The truth is, God never allows an affliction in our lives except as an act of love. We see this illustrated in the tribe of Ephraim in Israel. The people had fallen into great affliction, and they cried out to God in grief. He responded, “I have surely heard Ephraim bemoaning himself thus” (Jeremiah 31:18).
Like David, Ephraim testified, “Thou has chastised me . . . as a bullock unaccustomed to the yoke: turn thou me . . . for thou art the Lord my God” (31:18). In other words: “Lord, You chastened us for a reason. We were like a young, untrained bull, full of energy, but You chastened us to tame us for Your service. You brought our wildness under control.”
You see, God had great plans for the tribe of Ephraim, fruitful, satisfying plans. But first they had to be instructed and trained. Thus, Ephraim declared, “I repented; and after that I was instructed” (31:19). They said, in effect: “In the past, when God had us in the classroom preparing us for His service, we couldn’t take correction. We ran away, crying, ‘It’s too hard.’ We were stubborn, constantly slipping out of the yoke He put upon us. Then God put on us a tighter yoke, and He used His loving rod to break our stubborn will. Now, we yield to His yoke.”

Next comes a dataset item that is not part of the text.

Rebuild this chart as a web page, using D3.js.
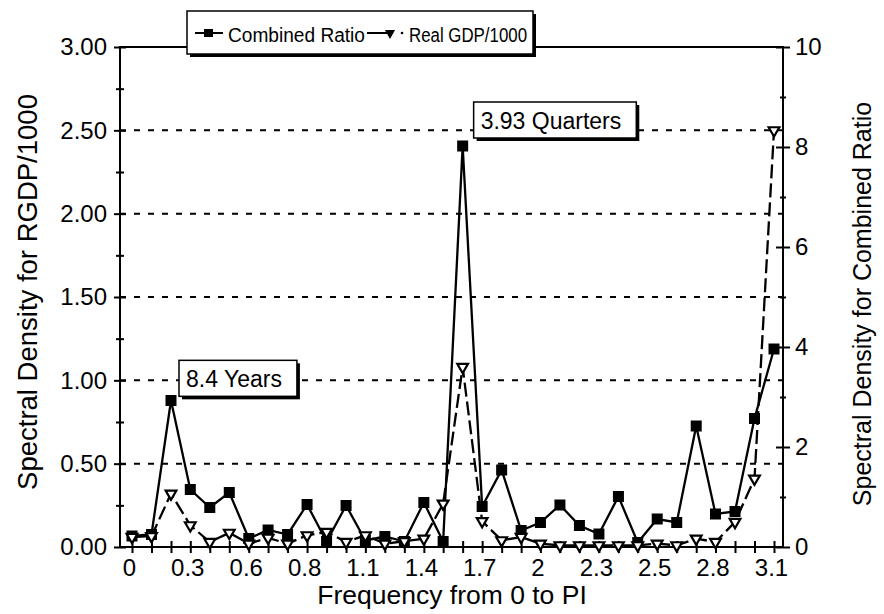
<!DOCTYPE html>
<html>
<head>
<meta charset="utf-8">
<script src="https://cdn.jsdelivr.net/npm/d3@7"></script>
<style>
body{ margin:0; background:#fff; }
text{ font-family:"Liberation Sans", Arial, Helvetica, sans-serif; fill:#000; }
</style>
</head>
<body>
<svg id="chart" width="884" height="614"></svg>
<script>

// Frequencies (0 to PI), one per point.
const freq = [0.000, 0.094, 0.188, 0.281, 0.375, 0.469, 0.563, 0.656, 0.750, 0.844,
              0.938, 1.032, 1.125, 1.219, 1.313, 1.407, 1.500, 1.594, 1.688, 1.782,
              1.876, 1.969, 2.063, 2.157, 2.251, 2.345, 2.438, 2.532, 2.626, 2.720,
              2.813, 2.907, 3.001, 3.095];

// Spectral density for the combined ratio (right axis).
const combinedRatio = [0.22, 0.25, 2.93, 1.15, 0.79, 1.09, 0.17, 0.34, 0.25, 0.85,
                       0.11, 0.83, 0.13, 0.21, 0.11, 0.89, 0.11, 8.02, 0.81, 1.54,
                       0.33, 0.49, 0.84, 0.43, 0.26, 1.01, 0.09, 0.56, 0.49, 2.42,
                       0.66, 0.71, 2.57, 3.96];

// Spectral density for real GDP/1000 (left axis).
const realGdp = [0.06, 0.065, 0.32, 0.13, 0.03, 0.085, 0.02, 0.055, 0.02, 0.07,
                 0.09, 0.03, 0.07, 0.02, 0.035, 0.05, 0.26, 1.08, 0.155, 0.04,
                 0.06, 0.02, 0.01, 0.01, 0.01, 0.01, 0.01, 0.02, 0.01, 0.05,
                 0.03, 0.15, 0.41, 2.50];

const leftTicks = [0, 0.25, 0.5, 0.75, 1, 1.25, 1.5, 1.75, 2, 2.25, 2.5, 2.75, 3];
const gridValues = [0.5, 1, 1.5, 2, 2.5];
const rightTicks = [0, 1, 2, 3, 4, 5, 6, 7, 8, 9, 10];

// Annotations: text, index of the point, value on the left axis for the box top.
const notes = [
	{text: "8.4 Years", index: 2, top: 1.12, dx: 8},
	{text: "3.93 Quarters", index: 17, top: 2.67, dx: 11}
];


const svg = d3.select("#chart");
const margin = {top: 47, right: 101, bottom: 67, left: 120};
const width = 884 - margin.left - margin.right;
const height = 614 - margin.top - margin.bottom;

const g = svg.append("g")
  .attr("transform", `translate(${margin.left},${margin.top})`);

const x = d3.scaleLinear().domain([freq[0], freq[freq.length-1]]).range([12, width-9]);
const yL = d3.scaleLinear().domain([0, 3]).range([height, 0]);
const yR = d3.scaleLinear().domain([0, 10]).range([height, 0]);


// Dashed gridlines.
g.append("g")
  .selectAll("line")
  .data(gridValues)
  .enter()
  .append("line")
	.attr("x1", 0)
	.attr("x2", width)
	.attr("y1", d=>yL(d))
	.attr("y2", d=>yL(d))
	.attr("stroke", "#000")
	.attr("stroke-width", 2)
	.attr("stroke-dasharray", "6,8");


// Frame.
g.append("rect")
  .attr("width", width)
  .attr("height", height)
  .attr("fill", "none")
  .attr("stroke", "#000")
  .attr("stroke-width", 2);


// Axes, ticks crossing the frame. Empty labels are dropped.
const xAxis = g.append("g")
  .attr("transform", `translate(0,${height})`)
  .call(d3.axisBottom(x)
	.tickValues(freq)
	.tickFormat((d,i)=> i%3==0 ? d3.format(".1~f")(d) : ""));

xAxis.selectAll("line").attr("y1", -6).attr("y2", 6).attr("stroke-width", 2);
xAxis.selectAll("text").attr("y", 12).attr("dx", -3).attr("font-size", 24);

const leftAxis = g.append("g")
  .call(d3.axisLeft(yL)
	.tickValues(leftTicks)
	.tickFormat(d=> (d*4)%2==0 ? d3.format(".2f")(d) : ""));

leftAxis.selectAll("line")
  .attr("x1", d=> (d*4)%2==0 ? -6 : -4)
  .attr("x2", d=> (d*4)%2==0 ? 6 : 4)
  .attr("stroke-width", 2);
leftAxis.selectAll("text").attr("x", -13).attr("font-size", 24);

const rightAxis = g.append("g")
  .attr("transform", `translate(${width},0)`)
  .call(d3.axisRight(yR)
	.tickValues(rightTicks)
	.tickFormat(d=> d%2==0 ? d : ""));

rightAxis.selectAll("line")
  .attr("x1", d=> d%2==0 ? -7 : -3)
  .attr("x2", d=> d%2==0 ? 7 : 3)
  .attr("stroke-width", 2);
rightAxis.selectAll("text").attr("x", 12).attr("font-size", 24);

g.selectAll(".domain").remove();
g.selectAll(".tick text").filter(function(){ return this.textContent == ""; }).remove();


// Axis titles.
svg.append("text")
  .attr("transform", "translate(37,292) rotate(-90)")
  .attr("text-anchor", "middle")
  .attr("font-size", 27.5)
  .text("Spectral Density for RGDP/1000");

svg.append("text")
  .attr("transform", "translate(871,304) rotate(-90)")
  .attr("text-anchor", "middle")
  .attr("font-size", 25)
  .text("Spectral Density for Combined Ratio");

svg.append("text")
  .attr("x", 452)
  .attr("y", 604)
  .attr("text-anchor", "middle")
  .attr("font-size", 26.5)
  .text("Frequency from 0 to PI");


// Combined ratio: solid line with squares.
g.append("path")
  .datum(combinedRatio)
  .attr("fill", "none")
  .attr("stroke", "#000")
  .attr("stroke-width", 2.3)
  .attr("d", d3.line().x((d,i)=>x(freq[i])).y(d=>yR(d)));

g.append("g")
  .selectAll("rect")
  .data(combinedRatio)
  .enter()
  .append("rect")
	.attr("x", (d,i)=>x(freq[i])-5.5)
	.attr("y", d=>yR(d)-5.5)
	.attr("width", 11)
	.attr("height", 11)
	.attr("fill", "#000");


// Real GDP: dashed line with triangles.
g.append("path")
  .datum(realGdp)
  .attr("fill", "none")
  .attr("stroke", "#000")
  .attr("stroke-width", 2.3)
  .attr("stroke-dasharray", "14,5")
  .attr("d", d3.line().x((d,i)=>x(freq[i])).y(d=>yL(d)));

const tri = d3.symbol().type(d3.symbolTriangle).size(50);

g.append("g")
  .selectAll("path")
  .data(realGdp)
  .enter()
  .append("path")
	.attr("d", tri)
	.attr("transform", (d,i)=>`translate(${x(freq[i])},${yL(d)}) rotate(180)`)
	.attr("fill", "#fff")
	.attr("stroke", "#000")
	.attr("stroke-width", 2.2);


// Boxed labels with a drop shadow.
function box(parent, bx, by, bw, bh){
	parent.append("rect")
	  .attr("x", bx+3).attr("y", by+3)
	  .attr("width", bw).attr("height", bh)
	  .attr("fill", "#000");
	parent.append("rect")
	  .attr("x", bx).attr("y", by)
	  .attr("width", bw).attr("height", bh)
	  .attr("fill", "#fff")
	  .attr("stroke", "#000")
	  .attr("stroke-width", 1.5);
} // box

notes.forEach(n=>{
	let bx = x(freq[n.index]) + n.dx;
	let by = yL(n.top);
	let ng = g.append("g");
	let t = ng.append("text")
	  .attr("x", bx+7)
	  .attr("y", by+27)
	  .attr("font-size", 23)
	  .text(n.text);
	let tw = t.node().getComputedTextLength();
	ng.insert("g", "text").call(p=>box(p, bx, by, tw+22, 36));
});


// Legend sitting on the top border.
const lg = svg.append("g").attr("transform", "translate(187,11)");
box(lg, 0, 0, 346, 43);

lg.append("line")
  .attr("x1", 8).attr("x2", 36).attr("y1", 22).attr("y2", 22)
  .attr("stroke", "#000").attr("stroke-width", 2);
lg.append("rect")
  .attr("x", 17).attr("y", 18).attr("width", 9).attr("height", 8)
  .attr("fill", "#000");

lg.append("text")
  .attr("x", 41).attr("y", 31)
  .attr("font-size", 20)
  .attr("textLength", 137)
  .attr("lengthAdjust", "spacingAndGlyphs")
  .text("Combined Ratio");

lg.append("line")
  .attr("x1", 180).attr("x2", 201).attr("y1", 22).attr("y2", 22)
  .attr("stroke", "#000").attr("stroke-width", 2);
lg.append("path")
  .attr("d", d3.symbol().type(d3.symbolTriangle).size(45))
  .attr("transform", "translate(203,22) rotate(180)")
  .attr("fill", "#000");
lg.append("circle")
  .attr("cx", 215).attr("cy", 22).attr("r", 1.3)
  .attr("fill", "#000");

lg.append("text")
  .attr("x", 222).attr("y", 31)
  .attr("font-size", 20)
  .attr("textLength", 118)
  .attr("lengthAdjust", "spacingAndGlyphs")
  .text("Real GDP/1000");

</script>
</body>
</html>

We also are like Ephraim: young, self-centered bulls that don’t want to be put under a yoke. We avoid the discipline of plowing, experiencing pain, being under the rod. And we expect to have everything now—victory, blessing, fruitfulness—by merely claiming God’s promises, or “taking them by faith.” We chafe at being trained in secret prayer, at having to wrestle with God until His promises are fulfilled in our lives. Then, when affliction comes, we think, “We’re God’s choice people. Why is this happening?”
The prayer closet is our schoolroom. And if we don’t have that “alone time” with Jesus—if we’ve eased off from intimacy with Him—we won’t be ready when the flood comes.